→ Instructions for the task
Below is a listing to transcribe in full and exactly; keep the pictures out.

☆ ☆ ☆ ☆ ☆ ☆ ☆

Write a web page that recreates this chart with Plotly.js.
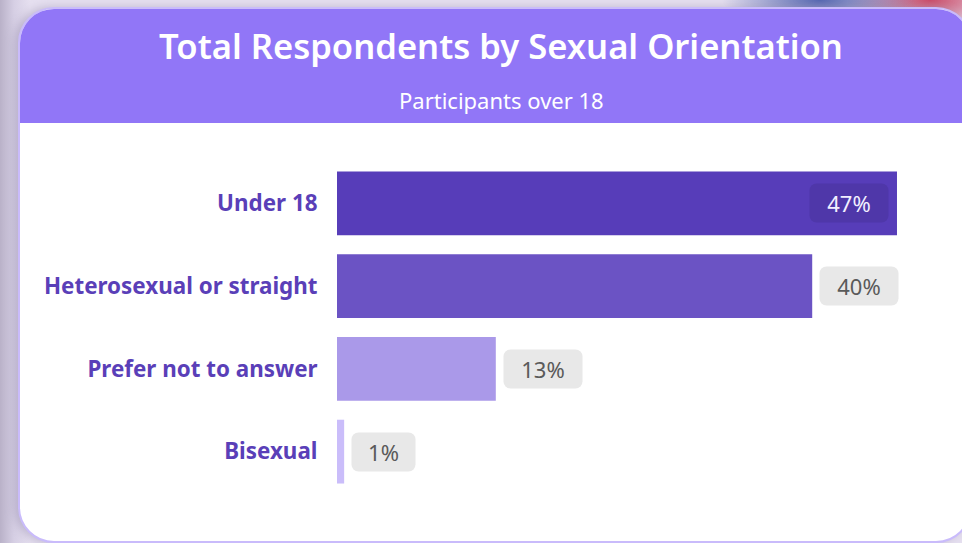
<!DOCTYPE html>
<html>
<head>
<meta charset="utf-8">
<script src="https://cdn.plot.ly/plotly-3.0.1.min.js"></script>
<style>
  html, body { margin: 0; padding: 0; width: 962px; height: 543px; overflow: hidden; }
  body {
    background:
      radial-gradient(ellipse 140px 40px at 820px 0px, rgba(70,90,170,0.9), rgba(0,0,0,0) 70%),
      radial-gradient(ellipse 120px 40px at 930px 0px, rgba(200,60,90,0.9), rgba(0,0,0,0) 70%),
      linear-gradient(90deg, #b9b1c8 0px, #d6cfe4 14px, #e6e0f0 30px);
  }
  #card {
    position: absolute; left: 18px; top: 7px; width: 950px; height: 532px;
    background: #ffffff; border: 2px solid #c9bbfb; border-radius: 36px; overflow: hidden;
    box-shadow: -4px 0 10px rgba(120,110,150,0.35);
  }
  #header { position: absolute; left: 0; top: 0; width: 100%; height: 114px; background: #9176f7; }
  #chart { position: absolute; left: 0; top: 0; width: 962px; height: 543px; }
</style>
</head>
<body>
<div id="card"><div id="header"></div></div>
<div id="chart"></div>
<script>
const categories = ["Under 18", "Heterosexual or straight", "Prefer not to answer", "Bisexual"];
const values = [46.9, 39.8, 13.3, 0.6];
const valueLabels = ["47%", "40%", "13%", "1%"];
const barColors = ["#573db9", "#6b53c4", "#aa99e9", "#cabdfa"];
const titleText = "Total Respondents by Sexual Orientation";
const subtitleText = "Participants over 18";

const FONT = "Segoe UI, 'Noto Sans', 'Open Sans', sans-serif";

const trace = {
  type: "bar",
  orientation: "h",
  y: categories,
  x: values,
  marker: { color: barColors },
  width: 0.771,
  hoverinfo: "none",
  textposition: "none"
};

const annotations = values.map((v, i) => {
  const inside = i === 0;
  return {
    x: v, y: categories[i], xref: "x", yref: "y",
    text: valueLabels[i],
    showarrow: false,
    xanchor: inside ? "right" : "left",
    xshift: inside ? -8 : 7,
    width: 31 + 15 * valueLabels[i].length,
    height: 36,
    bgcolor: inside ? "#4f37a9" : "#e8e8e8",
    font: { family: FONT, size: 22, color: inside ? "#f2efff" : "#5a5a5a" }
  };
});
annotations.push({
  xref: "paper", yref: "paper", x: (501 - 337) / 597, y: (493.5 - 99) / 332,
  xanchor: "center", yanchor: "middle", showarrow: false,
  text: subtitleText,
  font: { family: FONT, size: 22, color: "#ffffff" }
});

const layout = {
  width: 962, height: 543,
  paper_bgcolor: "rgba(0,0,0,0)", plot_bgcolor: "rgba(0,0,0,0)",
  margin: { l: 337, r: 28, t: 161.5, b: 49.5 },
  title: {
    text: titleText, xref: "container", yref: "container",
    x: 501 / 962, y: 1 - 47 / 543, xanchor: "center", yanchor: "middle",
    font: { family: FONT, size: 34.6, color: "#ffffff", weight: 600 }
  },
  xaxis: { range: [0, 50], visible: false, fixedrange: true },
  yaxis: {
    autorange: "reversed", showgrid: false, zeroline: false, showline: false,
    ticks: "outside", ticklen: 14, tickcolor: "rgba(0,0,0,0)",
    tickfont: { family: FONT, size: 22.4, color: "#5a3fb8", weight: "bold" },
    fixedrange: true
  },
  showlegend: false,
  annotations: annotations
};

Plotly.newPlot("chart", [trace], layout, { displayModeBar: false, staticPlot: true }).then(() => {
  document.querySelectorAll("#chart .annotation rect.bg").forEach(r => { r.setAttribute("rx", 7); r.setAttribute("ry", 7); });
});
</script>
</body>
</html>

☆ ☆ ☆ ☆ ☆ ☆ ☆

→ Exercise answer
Write a web page that recreates this chart with Plotly.js.
<!DOCTYPE html>
<html>
<head>
<meta charset="utf-8">
<script src="https://cdn.plot.ly/plotly-3.0.1.min.js"></script>
<style>
  html, body { margin: 0; padding: 0; width: 962px; height: 543px; overflow: hidden; }
  body {
    background:
      radial-gradient(ellipse 140px 40px at 820px 0px, rgba(70,90,170,0.9), rgba(0,0,0,0) 70%),
      radial-gradient(ellipse 120px 40px at 930px 0px, rgba(200,60,90,0.9), rgba(0,0,0,0) 70%),
      linear-gradient(90deg, #b9b1c8 0px, #d6cfe4 14px, #e6e0f0 30px);
  }
  #card {
    position: absolute; left: 18px; top: 7px; width: 950px; height: 532px;
    background: #ffffff; border: 2px solid #c9bbfb; border-radius: 36px; overflow: hidden;
    box-shadow: -4px 0 10px rgba(120,110,150,0.35);
  }
  #header { position: absolute; left: 0; top: 0; width: 100%; height: 114px; background: #9176f7; }
  #chart { position: absolute; left: 0; top: 0; width: 962px; height: 543px; }
</style>
</head>
<body>
<div id="card"><div id="header"></div></div>
<div id="chart"></div>
<script>
const categories = ["Under 18", "Heterosexual or straight", "Prefer not to answer", "Bisexual"];
const values = [46.9, 39.8, 13.3, 0.6];
const valueLabels = ["47%", "40%", "13%", "1%"];
const barColors = ["#573db9", "#6b53c4", "#aa99e9", "#cabdfa"];
const titleText = "Total Respondents by Sexual Orientation";
const subtitleText = "Participants over 18";

const FONT = "Segoe UI, 'Noto Sans', 'Open Sans', sans-serif";

const trace = {
  type: "bar",
  orientation: "h",
  y: categories,
  x: values,
  marker: { color: barColors },
  width: 0.771,
  hoverinfo: "none",
  textposition: "none"
};

const annotations = values.map((v, i) => {
  const inside = i === 0;
  return {
    x: v, y: categories[i], xref: "x", yref: "y",
    text: valueLabels[i],
    showarrow: false,
    xanchor: inside ? "right" : "left",
    xshift: inside ? -8 : 7,
    width: 31 + 15 * valueLabels[i].length,
    height: 36,
    bgcolor: inside ? "#4f37a9" : "#e8e8e8",
    font: { family: FONT, size: 22, color: inside ? "#f2efff" : "#5a5a5a" }
  };
});
annotations.push({
  xref: "paper", yref: "paper", x: (501 - 337) / 597, y: (493.5 - 99) / 332,
  xanchor: "center", yanchor: "middle", showarrow: false,
  text: subtitleText,
  font: { family: FONT, size: 22, color: "#ffffff" }
});

const layout = {
  width: 962, height: 543,
  paper_bgcolor: "rgba(0,0,0,0)", plot_bgcolor: "rgba(0,0,0,0)",
  margin: { l: 337, r: 28, t: 161.5, b: 49.5 },
  title: {
    text: titleText, xref: "container", yref: "container",
    x: 501 / 962, y: 1 - 47 / 543, xanchor: "center", yanchor: "middle",
    font: { family: FONT, size: 34.6, color: "#ffffff", weight: 600 }
  },
  xaxis: { range: [0, 50], visible: false, fixedrange: true },
  yaxis: {
    autorange: "reversed", showgrid: false, zeroline: false, showline: false,
    ticks: "outside", ticklen: 14, tickcolor: "rgba(0,0,0,0)",
    tickfont: { family: FONT, size: 22.4, color: "#5a3fb8", weight: "bold" },
    fixedrange: true
  },
  showlegend: false,
  annotations: annotations
};

Plotly.newPlot("chart", [trace], layout, { displayModeBar: false, staticPlot: true }).then(() => {
  document.querySelectorAll("#chart .annotation rect.bg").forEach(r => { r.setAttribute("rx", 7); r.setAttribute("ry", 7); });
});
</script>
</body>
</html>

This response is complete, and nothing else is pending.